* [GIVEN PROBLEM]
Search the listing below for the string "this" and copy every line where it occurs.

* [AVAILABLE RECORDS]

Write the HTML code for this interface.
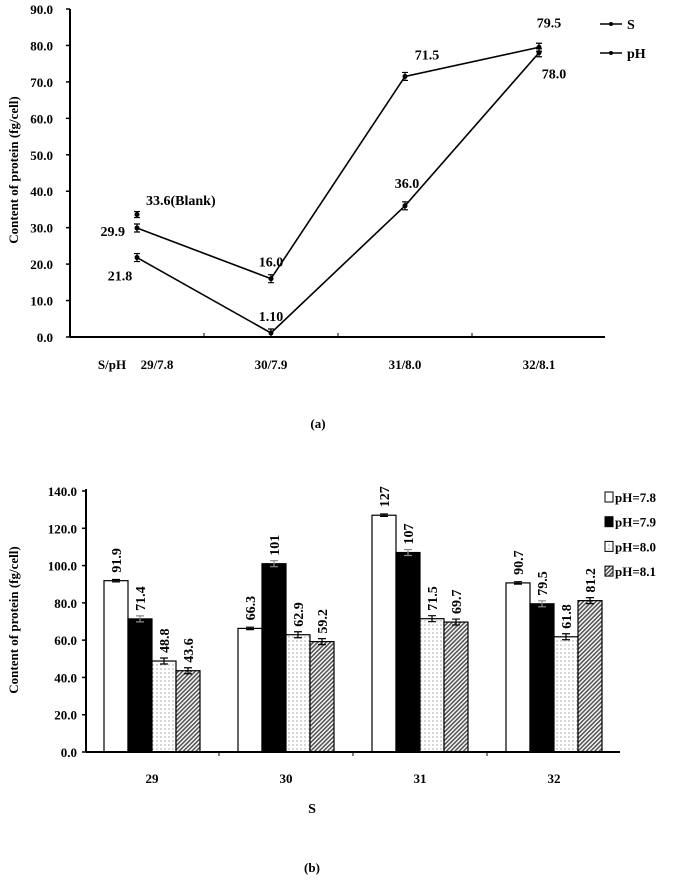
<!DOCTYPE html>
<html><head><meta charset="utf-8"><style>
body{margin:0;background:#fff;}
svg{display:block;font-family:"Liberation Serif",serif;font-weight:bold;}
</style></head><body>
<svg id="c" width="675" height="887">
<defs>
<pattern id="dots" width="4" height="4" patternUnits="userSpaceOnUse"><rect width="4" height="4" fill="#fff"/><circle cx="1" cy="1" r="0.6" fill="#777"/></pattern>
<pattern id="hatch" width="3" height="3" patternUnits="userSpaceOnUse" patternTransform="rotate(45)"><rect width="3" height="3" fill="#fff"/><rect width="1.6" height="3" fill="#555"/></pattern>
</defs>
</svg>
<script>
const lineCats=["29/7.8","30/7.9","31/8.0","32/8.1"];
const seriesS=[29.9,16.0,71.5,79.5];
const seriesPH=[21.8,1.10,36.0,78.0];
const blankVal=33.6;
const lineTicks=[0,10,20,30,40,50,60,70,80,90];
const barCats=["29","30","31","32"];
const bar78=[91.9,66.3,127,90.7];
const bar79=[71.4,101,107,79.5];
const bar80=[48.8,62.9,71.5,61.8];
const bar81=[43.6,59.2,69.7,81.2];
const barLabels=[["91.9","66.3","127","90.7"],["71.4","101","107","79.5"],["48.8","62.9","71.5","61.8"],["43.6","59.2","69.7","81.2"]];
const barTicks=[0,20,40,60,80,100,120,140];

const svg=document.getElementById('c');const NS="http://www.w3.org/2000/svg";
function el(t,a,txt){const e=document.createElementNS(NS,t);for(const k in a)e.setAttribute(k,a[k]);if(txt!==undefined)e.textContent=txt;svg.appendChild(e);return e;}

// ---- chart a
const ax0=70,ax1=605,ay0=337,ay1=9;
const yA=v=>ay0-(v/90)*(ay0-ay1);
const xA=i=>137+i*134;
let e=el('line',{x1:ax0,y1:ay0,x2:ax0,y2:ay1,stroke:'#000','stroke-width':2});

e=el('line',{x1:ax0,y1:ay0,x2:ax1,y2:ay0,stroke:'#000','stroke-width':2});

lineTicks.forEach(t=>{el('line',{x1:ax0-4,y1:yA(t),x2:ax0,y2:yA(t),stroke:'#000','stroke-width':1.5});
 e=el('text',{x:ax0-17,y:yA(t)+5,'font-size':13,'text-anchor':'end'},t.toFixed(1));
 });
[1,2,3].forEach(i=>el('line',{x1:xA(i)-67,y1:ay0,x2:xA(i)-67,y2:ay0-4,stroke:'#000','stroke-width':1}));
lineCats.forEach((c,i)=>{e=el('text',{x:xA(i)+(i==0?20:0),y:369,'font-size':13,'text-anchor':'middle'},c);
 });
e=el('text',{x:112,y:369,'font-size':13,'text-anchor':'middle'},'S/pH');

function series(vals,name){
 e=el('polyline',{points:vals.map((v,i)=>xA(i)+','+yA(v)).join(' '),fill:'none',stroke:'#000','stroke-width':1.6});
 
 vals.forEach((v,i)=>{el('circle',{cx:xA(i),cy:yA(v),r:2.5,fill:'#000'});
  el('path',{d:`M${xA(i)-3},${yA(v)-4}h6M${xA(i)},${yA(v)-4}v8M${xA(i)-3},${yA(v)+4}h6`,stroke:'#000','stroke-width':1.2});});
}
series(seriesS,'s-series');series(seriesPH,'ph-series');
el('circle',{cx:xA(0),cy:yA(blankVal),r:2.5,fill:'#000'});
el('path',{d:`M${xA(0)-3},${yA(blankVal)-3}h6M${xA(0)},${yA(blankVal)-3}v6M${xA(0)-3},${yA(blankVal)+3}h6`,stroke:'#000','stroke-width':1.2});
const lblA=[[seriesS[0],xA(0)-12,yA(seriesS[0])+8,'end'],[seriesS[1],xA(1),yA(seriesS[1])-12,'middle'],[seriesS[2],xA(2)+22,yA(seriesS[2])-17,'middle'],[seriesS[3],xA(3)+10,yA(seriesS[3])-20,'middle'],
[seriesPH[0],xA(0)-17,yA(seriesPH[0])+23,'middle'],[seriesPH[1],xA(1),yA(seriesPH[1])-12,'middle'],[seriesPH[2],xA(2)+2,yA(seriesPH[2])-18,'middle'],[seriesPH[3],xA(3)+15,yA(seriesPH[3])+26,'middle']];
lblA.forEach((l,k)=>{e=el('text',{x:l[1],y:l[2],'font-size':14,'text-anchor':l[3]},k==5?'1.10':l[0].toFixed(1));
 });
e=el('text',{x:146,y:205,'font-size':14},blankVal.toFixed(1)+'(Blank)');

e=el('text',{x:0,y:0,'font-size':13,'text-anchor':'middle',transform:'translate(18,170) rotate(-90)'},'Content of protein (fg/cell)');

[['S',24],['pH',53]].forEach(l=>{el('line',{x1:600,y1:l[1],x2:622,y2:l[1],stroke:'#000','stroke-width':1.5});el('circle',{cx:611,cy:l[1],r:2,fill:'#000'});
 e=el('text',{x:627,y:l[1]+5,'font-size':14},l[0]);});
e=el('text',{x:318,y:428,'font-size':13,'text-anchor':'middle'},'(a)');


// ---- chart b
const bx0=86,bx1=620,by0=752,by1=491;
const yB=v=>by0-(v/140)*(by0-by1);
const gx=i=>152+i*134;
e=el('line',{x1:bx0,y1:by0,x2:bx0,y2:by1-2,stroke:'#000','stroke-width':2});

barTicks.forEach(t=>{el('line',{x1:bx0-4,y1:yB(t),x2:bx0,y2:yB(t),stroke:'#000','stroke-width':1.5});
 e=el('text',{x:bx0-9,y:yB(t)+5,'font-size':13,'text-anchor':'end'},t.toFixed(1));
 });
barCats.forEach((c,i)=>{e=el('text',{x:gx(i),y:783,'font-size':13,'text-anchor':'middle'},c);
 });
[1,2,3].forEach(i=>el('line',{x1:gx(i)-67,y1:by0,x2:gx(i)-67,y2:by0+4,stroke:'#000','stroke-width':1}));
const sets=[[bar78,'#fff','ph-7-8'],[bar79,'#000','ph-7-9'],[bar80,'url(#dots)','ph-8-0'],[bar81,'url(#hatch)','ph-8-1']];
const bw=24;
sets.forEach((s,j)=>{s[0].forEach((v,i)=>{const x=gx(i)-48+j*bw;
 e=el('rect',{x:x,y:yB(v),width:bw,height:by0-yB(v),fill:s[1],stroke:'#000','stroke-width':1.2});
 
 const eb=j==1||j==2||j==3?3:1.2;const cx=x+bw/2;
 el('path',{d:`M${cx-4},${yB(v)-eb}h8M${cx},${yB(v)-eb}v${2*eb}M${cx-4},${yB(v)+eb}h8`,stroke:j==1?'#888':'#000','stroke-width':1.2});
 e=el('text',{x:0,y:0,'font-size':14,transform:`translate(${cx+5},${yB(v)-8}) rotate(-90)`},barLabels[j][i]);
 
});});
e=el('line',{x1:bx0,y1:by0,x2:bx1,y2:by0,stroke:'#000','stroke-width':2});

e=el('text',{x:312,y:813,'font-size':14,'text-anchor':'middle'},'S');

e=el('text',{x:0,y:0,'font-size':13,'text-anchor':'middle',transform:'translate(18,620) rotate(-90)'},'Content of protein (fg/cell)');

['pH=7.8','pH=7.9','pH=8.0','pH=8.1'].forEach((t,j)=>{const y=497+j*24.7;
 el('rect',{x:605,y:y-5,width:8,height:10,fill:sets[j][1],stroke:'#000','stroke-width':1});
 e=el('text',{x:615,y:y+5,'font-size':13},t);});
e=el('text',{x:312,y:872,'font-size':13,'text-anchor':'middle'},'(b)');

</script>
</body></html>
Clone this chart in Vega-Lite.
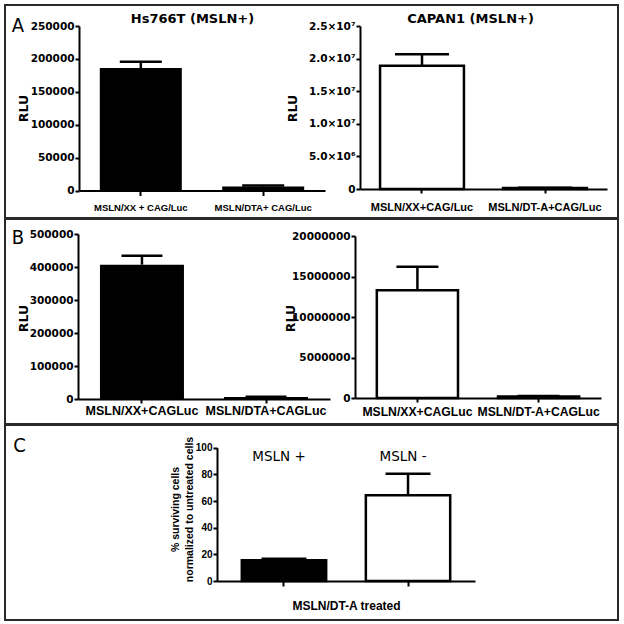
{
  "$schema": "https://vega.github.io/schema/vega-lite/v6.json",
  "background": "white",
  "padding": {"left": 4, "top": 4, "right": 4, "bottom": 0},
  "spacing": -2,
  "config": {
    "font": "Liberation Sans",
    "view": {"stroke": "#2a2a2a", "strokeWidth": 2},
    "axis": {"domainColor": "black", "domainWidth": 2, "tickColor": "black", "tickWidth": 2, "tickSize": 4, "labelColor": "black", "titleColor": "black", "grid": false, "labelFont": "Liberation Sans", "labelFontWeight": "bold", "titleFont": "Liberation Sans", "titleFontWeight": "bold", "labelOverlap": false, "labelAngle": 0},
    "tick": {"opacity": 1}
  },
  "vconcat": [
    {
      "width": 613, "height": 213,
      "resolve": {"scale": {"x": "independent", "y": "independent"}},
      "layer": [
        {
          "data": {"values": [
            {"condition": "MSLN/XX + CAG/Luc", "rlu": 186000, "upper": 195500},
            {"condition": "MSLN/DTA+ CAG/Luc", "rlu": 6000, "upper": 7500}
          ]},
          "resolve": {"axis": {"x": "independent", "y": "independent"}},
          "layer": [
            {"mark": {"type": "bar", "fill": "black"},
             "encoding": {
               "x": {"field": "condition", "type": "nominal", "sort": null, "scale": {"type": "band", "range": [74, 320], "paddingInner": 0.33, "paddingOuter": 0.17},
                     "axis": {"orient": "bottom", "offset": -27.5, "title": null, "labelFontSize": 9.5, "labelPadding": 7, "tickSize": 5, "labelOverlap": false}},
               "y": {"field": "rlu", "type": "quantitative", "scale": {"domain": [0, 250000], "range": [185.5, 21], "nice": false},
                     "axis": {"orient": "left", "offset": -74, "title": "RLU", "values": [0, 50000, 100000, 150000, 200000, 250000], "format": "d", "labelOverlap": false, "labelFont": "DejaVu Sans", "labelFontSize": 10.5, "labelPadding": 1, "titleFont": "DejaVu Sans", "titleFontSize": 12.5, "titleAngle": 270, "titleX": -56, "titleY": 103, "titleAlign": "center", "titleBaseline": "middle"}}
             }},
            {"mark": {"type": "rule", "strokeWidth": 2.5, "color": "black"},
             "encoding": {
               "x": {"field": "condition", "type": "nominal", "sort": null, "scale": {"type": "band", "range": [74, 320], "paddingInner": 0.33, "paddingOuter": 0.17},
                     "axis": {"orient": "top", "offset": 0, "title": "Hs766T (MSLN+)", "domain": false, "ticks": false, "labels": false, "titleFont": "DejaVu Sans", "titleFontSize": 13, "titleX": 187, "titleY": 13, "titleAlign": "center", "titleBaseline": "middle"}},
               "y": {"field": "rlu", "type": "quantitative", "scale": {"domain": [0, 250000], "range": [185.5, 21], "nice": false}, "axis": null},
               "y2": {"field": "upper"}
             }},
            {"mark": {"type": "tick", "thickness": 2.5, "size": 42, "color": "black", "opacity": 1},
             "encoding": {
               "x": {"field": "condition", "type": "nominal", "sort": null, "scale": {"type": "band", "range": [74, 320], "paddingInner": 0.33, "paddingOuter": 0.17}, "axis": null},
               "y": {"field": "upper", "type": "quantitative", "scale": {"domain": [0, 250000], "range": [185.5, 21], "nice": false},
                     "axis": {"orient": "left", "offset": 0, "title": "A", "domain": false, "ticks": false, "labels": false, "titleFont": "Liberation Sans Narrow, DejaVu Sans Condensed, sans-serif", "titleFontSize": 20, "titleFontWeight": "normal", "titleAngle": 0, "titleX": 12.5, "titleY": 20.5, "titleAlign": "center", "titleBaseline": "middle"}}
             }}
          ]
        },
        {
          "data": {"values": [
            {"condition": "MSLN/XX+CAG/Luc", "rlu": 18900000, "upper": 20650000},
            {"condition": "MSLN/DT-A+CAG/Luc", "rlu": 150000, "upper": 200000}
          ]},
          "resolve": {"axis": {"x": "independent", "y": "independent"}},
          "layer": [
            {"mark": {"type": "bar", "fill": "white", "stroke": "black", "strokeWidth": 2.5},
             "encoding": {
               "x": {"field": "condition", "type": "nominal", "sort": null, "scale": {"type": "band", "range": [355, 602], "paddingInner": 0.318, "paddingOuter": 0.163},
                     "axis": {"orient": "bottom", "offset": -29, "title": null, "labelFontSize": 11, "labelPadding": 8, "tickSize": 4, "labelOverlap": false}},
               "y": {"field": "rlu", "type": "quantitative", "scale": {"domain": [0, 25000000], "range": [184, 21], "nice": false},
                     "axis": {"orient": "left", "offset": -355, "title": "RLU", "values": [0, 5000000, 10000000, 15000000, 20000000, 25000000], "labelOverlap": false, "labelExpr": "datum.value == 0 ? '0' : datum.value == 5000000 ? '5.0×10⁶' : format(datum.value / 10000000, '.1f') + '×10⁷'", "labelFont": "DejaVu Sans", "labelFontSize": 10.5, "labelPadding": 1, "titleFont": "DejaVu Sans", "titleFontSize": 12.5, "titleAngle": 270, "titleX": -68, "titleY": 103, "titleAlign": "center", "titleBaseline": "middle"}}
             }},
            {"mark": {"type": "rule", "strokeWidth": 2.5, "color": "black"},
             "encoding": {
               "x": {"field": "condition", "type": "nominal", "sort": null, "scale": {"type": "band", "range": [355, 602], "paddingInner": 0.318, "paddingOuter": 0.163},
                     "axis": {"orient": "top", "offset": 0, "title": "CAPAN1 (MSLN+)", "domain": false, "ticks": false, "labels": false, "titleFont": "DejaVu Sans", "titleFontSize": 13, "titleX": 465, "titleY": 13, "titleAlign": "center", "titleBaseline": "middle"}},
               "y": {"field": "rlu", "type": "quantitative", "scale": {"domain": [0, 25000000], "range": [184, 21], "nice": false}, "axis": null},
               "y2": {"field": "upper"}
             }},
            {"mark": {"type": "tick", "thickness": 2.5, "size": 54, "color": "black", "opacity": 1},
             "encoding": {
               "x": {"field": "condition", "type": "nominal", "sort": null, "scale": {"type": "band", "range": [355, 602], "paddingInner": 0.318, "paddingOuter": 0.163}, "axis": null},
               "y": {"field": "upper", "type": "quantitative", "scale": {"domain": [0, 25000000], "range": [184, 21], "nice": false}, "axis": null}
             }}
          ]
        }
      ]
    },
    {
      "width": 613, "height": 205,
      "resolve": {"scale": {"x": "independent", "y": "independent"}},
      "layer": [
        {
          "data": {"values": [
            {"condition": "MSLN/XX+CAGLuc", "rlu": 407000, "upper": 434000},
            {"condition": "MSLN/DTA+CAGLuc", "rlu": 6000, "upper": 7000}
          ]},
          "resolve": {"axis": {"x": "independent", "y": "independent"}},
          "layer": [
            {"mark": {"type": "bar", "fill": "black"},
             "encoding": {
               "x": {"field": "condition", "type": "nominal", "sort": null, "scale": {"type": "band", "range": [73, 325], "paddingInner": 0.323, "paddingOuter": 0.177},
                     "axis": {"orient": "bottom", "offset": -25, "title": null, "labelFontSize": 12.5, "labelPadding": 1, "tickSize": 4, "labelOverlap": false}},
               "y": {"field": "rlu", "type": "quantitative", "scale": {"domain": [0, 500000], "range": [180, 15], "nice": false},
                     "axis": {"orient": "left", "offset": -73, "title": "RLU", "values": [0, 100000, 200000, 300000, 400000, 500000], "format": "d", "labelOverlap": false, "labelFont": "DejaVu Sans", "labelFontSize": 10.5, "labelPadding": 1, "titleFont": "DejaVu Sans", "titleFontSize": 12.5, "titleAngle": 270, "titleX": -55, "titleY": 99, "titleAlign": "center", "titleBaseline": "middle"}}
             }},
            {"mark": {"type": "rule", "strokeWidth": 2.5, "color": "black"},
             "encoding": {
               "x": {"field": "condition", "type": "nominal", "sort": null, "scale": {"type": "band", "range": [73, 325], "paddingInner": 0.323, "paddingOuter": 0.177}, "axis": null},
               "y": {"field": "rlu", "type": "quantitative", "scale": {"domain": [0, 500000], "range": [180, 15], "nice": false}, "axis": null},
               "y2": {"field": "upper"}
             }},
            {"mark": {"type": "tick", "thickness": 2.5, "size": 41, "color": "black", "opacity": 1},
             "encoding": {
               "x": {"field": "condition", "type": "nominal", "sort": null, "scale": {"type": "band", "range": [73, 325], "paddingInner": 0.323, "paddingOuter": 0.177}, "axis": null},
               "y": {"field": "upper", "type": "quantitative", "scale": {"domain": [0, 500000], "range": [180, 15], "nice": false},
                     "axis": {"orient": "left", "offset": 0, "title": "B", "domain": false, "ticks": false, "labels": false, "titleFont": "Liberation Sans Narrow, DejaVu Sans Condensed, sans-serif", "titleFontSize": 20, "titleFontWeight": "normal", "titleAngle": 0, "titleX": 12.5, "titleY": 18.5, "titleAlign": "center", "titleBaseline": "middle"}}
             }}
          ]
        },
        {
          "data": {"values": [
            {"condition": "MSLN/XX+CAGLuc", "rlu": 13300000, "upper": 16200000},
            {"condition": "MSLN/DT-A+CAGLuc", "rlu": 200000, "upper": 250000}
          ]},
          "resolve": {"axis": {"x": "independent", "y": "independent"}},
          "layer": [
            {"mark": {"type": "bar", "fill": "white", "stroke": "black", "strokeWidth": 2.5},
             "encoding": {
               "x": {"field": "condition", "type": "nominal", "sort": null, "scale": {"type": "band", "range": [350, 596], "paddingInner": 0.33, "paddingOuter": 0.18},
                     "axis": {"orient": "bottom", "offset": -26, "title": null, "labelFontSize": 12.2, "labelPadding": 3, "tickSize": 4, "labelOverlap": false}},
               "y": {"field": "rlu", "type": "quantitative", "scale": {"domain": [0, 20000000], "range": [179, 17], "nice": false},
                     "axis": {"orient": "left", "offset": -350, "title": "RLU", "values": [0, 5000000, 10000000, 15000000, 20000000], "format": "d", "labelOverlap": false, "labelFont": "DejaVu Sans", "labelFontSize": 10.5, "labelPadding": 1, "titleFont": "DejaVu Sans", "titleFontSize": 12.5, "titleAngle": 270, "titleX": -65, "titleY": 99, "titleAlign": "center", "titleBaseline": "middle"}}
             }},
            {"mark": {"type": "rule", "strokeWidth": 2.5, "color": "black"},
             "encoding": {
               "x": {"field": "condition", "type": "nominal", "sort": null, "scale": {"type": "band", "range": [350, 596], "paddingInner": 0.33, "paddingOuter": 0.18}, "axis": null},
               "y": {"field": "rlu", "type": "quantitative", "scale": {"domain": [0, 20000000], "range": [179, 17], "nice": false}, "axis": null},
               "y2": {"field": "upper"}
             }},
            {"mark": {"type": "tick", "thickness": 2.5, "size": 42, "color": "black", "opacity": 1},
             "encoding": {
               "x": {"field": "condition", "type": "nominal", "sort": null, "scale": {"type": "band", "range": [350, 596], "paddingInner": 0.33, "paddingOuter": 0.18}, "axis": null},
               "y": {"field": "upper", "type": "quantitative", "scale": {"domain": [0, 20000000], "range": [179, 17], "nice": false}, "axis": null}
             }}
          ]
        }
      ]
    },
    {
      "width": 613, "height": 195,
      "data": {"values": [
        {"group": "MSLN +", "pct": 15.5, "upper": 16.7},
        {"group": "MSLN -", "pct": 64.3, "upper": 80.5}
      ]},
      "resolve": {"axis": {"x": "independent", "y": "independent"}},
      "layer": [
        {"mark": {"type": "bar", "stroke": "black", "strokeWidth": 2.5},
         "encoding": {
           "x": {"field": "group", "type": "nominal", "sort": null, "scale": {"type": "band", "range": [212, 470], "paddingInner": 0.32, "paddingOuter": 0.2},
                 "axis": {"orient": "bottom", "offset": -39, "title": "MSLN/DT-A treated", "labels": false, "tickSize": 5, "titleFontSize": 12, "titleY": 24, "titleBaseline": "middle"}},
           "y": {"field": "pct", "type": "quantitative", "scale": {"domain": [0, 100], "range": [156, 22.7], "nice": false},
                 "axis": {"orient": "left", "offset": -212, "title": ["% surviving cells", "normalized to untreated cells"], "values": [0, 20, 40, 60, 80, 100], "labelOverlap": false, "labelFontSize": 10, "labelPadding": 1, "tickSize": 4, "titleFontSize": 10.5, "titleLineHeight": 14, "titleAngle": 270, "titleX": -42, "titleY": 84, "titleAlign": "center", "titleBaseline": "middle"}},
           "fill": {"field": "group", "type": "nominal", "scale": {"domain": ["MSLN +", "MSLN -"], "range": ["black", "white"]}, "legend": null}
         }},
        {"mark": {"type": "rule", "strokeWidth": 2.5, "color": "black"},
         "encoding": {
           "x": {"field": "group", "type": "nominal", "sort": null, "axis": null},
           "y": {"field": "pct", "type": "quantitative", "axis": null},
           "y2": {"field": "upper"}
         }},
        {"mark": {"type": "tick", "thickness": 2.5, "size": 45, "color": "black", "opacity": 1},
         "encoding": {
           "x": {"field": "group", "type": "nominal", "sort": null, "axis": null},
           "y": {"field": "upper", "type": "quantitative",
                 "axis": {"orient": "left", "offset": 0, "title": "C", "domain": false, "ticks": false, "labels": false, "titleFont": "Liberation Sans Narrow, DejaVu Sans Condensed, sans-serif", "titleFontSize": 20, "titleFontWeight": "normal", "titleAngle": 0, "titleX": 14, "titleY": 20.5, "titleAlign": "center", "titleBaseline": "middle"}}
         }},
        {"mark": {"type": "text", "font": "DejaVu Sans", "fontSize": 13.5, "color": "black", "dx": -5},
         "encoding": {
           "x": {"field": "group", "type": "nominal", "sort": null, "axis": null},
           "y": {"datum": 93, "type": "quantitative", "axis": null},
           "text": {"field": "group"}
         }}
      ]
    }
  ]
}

* [WORKED SOLUTION]
Write the HTML code for this interface.
Clone this chart in Vega-Lite.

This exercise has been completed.